_Set task:_ Work out how many lines of the listing hold the string "this". Answer with that number alone.

_Dataset rows:_
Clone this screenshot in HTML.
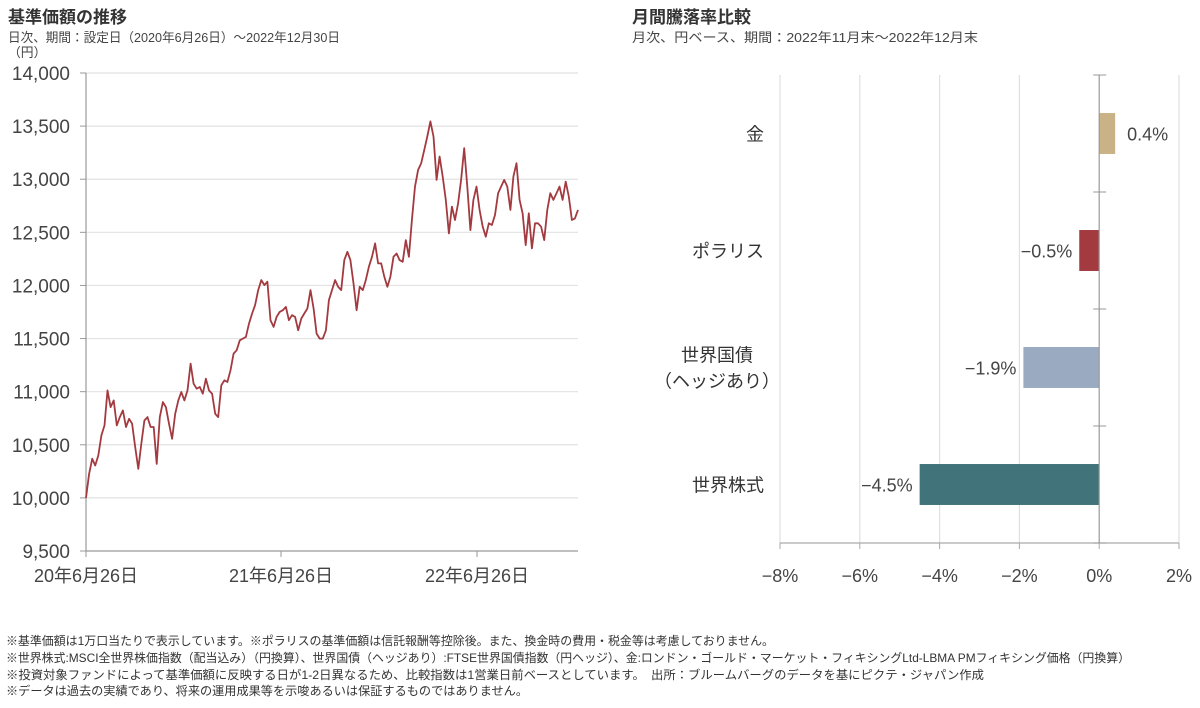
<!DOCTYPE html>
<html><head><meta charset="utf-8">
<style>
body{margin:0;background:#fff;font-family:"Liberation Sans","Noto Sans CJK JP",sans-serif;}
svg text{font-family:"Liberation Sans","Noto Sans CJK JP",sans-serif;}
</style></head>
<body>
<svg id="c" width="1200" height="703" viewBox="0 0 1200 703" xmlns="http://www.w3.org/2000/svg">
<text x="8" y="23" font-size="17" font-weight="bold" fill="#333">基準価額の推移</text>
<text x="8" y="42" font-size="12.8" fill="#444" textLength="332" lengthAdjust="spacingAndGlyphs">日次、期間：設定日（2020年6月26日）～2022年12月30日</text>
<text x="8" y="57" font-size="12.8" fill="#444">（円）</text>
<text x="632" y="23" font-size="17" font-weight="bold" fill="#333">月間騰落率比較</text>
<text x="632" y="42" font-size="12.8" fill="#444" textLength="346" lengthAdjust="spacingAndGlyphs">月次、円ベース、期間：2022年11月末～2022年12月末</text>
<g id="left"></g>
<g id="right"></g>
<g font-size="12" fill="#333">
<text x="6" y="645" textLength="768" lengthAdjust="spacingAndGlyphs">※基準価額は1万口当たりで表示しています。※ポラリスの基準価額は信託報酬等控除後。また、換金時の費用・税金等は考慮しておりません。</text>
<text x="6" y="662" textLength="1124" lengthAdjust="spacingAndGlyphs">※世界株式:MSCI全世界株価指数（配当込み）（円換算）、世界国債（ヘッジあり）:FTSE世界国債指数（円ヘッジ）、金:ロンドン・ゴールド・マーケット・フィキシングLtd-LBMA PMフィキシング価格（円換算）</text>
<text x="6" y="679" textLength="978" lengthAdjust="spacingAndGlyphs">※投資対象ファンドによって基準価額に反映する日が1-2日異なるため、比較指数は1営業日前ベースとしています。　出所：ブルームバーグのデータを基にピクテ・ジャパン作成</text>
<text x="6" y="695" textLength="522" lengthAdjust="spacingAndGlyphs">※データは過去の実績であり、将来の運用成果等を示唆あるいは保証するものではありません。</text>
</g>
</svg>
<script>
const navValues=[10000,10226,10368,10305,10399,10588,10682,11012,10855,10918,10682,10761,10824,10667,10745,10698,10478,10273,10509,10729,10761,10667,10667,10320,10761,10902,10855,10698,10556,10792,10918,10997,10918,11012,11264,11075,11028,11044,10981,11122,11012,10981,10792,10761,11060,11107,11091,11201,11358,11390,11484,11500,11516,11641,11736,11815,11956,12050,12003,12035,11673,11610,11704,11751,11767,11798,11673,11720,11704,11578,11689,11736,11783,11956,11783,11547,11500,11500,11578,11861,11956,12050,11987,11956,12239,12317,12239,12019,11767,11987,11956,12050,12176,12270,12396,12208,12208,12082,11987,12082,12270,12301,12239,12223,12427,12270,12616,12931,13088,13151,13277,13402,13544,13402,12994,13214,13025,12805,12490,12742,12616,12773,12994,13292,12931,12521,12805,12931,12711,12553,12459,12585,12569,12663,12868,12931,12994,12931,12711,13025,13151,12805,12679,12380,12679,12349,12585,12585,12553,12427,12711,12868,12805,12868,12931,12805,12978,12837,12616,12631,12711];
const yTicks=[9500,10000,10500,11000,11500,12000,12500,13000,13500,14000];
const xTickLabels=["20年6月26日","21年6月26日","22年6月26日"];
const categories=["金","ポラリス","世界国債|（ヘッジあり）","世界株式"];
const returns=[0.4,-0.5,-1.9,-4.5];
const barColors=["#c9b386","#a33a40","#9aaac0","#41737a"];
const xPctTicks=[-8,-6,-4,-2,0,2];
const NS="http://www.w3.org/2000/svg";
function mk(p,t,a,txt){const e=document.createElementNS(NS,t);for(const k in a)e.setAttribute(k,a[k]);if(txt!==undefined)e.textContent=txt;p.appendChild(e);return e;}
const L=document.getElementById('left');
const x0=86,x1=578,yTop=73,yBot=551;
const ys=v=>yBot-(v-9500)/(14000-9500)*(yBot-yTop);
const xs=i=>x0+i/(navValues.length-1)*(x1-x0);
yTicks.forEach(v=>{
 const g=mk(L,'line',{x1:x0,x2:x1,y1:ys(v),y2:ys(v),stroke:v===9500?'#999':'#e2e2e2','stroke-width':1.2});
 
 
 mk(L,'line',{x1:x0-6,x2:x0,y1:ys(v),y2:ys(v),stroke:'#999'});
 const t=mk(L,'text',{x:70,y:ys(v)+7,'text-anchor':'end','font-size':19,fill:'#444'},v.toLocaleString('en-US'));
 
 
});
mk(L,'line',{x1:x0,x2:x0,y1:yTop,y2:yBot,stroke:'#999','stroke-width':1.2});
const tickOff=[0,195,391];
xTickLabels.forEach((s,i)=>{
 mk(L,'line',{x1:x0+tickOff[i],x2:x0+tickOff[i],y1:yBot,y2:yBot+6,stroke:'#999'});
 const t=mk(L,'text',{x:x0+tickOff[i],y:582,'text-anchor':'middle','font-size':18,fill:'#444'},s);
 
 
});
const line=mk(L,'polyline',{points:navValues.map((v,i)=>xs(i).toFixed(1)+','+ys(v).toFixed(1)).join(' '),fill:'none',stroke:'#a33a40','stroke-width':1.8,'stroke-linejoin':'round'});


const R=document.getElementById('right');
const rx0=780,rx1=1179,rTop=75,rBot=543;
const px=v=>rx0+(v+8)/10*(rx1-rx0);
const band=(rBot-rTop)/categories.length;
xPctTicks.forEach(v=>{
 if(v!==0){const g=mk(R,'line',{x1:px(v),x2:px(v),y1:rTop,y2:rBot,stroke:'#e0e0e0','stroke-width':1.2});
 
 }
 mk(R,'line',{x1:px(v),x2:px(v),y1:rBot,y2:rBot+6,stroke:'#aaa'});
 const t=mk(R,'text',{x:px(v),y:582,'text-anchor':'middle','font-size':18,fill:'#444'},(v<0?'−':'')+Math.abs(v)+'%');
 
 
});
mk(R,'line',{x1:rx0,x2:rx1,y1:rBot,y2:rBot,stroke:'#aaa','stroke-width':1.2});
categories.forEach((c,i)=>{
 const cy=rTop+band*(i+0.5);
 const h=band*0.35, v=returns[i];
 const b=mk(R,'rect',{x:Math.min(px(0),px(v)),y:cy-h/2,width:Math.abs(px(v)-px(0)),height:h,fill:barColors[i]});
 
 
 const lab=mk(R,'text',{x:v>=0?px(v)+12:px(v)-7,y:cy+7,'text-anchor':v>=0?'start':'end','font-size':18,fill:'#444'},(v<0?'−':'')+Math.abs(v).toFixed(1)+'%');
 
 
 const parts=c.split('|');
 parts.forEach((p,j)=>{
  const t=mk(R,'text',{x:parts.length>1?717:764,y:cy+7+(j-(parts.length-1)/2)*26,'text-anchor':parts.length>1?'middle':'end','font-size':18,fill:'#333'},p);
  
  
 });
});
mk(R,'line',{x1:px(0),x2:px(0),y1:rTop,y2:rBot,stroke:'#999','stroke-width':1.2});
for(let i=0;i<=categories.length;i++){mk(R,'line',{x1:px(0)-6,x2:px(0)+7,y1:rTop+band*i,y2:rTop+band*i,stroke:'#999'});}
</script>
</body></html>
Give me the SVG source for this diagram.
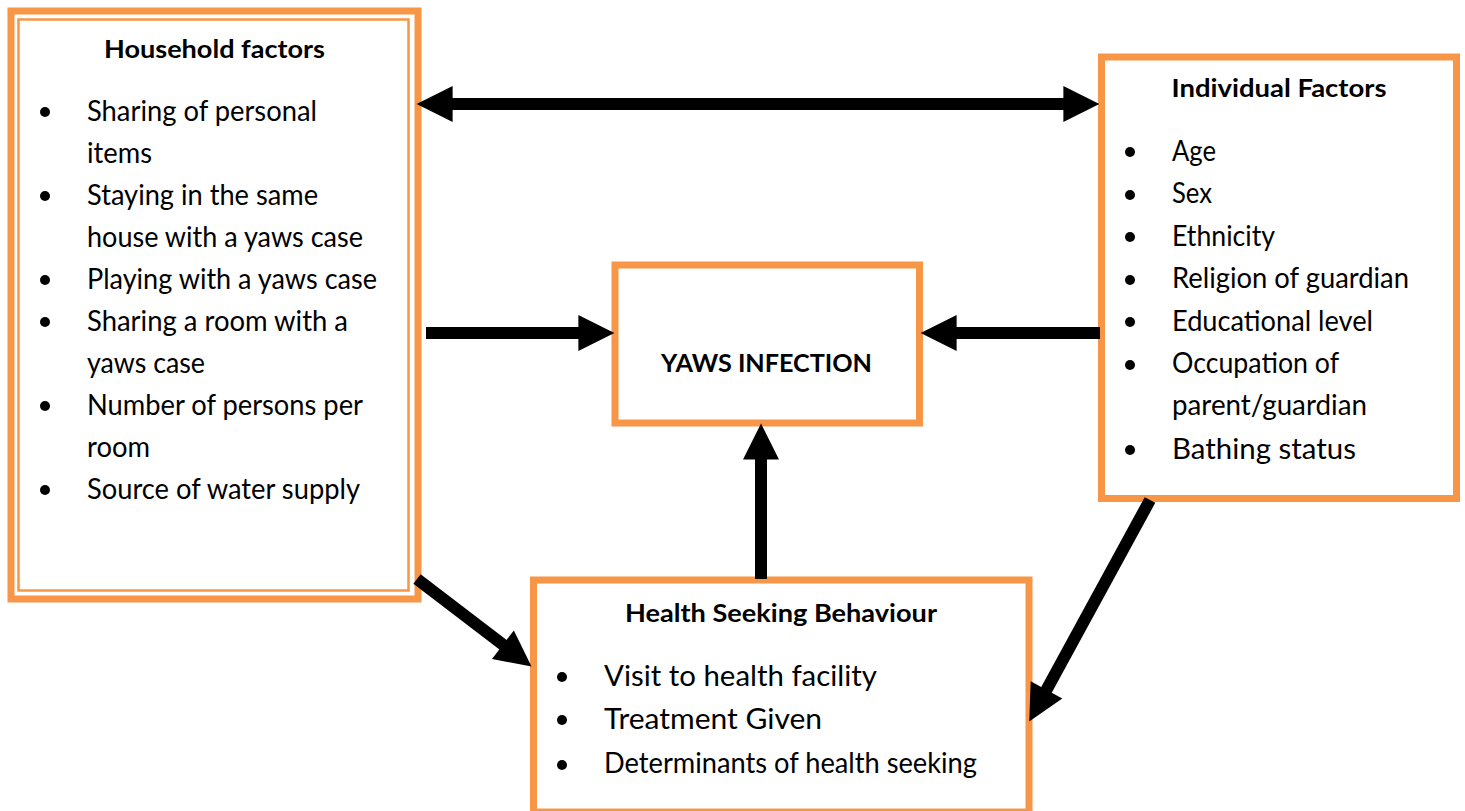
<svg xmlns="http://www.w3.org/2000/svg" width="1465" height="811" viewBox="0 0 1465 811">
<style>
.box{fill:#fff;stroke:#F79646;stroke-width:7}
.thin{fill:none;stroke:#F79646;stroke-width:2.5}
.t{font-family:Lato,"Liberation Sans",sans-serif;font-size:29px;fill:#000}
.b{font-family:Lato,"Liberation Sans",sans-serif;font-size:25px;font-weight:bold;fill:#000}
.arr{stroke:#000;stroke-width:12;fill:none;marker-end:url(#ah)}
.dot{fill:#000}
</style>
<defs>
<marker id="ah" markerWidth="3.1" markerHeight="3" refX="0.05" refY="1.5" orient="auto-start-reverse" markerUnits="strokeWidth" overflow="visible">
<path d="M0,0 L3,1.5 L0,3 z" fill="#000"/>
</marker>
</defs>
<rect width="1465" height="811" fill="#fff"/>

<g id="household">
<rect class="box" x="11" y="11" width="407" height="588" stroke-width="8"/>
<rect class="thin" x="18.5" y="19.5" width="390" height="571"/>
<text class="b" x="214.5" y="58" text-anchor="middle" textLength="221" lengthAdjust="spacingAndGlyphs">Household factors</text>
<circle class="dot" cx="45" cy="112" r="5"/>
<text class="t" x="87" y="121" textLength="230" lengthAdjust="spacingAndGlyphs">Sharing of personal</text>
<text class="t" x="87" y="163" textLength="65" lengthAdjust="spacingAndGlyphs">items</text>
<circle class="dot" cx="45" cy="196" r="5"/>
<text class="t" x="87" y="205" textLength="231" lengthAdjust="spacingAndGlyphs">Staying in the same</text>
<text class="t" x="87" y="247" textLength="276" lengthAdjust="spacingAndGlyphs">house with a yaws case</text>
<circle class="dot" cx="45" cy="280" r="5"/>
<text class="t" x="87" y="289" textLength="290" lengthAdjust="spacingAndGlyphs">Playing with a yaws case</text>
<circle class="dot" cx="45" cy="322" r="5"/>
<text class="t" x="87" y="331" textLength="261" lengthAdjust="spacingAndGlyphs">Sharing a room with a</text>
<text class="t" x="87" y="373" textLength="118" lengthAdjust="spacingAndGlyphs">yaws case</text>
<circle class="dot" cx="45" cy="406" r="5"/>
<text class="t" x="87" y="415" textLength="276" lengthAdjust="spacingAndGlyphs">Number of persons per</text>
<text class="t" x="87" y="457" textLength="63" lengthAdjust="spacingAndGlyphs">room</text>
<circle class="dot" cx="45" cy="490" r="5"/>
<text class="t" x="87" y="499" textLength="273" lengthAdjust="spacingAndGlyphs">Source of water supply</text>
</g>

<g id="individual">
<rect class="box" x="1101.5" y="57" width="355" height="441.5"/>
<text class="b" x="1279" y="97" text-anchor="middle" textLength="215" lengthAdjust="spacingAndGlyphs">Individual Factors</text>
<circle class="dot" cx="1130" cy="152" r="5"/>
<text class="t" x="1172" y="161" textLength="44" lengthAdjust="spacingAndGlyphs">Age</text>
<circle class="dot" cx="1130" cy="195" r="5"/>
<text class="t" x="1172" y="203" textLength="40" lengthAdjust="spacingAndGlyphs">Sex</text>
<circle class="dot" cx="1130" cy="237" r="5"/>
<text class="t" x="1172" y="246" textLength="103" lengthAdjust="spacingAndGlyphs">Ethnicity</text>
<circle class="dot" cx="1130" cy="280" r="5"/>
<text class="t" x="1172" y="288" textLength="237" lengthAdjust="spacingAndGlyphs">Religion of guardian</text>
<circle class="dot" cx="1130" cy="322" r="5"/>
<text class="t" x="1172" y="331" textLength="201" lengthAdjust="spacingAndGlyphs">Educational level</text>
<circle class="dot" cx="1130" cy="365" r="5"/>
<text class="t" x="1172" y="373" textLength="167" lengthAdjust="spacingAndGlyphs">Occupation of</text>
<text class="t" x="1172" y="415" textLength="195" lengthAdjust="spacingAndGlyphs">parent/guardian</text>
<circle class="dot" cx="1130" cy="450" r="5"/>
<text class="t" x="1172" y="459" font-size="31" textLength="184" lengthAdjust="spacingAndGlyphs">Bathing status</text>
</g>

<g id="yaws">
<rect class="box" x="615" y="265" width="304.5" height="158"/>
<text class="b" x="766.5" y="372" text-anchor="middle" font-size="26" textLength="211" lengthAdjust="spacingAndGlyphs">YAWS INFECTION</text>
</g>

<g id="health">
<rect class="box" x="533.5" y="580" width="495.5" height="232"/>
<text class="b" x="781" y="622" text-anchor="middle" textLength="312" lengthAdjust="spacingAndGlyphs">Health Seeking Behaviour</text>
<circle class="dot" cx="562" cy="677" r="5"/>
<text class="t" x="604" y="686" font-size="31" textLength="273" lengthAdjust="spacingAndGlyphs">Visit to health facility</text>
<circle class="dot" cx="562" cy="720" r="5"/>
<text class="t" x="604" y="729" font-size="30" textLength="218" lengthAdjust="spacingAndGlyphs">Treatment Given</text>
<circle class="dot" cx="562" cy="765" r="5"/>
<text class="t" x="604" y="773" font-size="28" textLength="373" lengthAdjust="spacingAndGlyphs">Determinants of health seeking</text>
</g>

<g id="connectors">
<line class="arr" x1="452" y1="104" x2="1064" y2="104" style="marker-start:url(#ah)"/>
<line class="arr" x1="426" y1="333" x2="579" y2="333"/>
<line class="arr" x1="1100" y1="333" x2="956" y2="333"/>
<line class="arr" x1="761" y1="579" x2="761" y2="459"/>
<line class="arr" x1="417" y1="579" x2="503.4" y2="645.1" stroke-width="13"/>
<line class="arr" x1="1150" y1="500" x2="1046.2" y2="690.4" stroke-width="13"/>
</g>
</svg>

_Written response:_ 2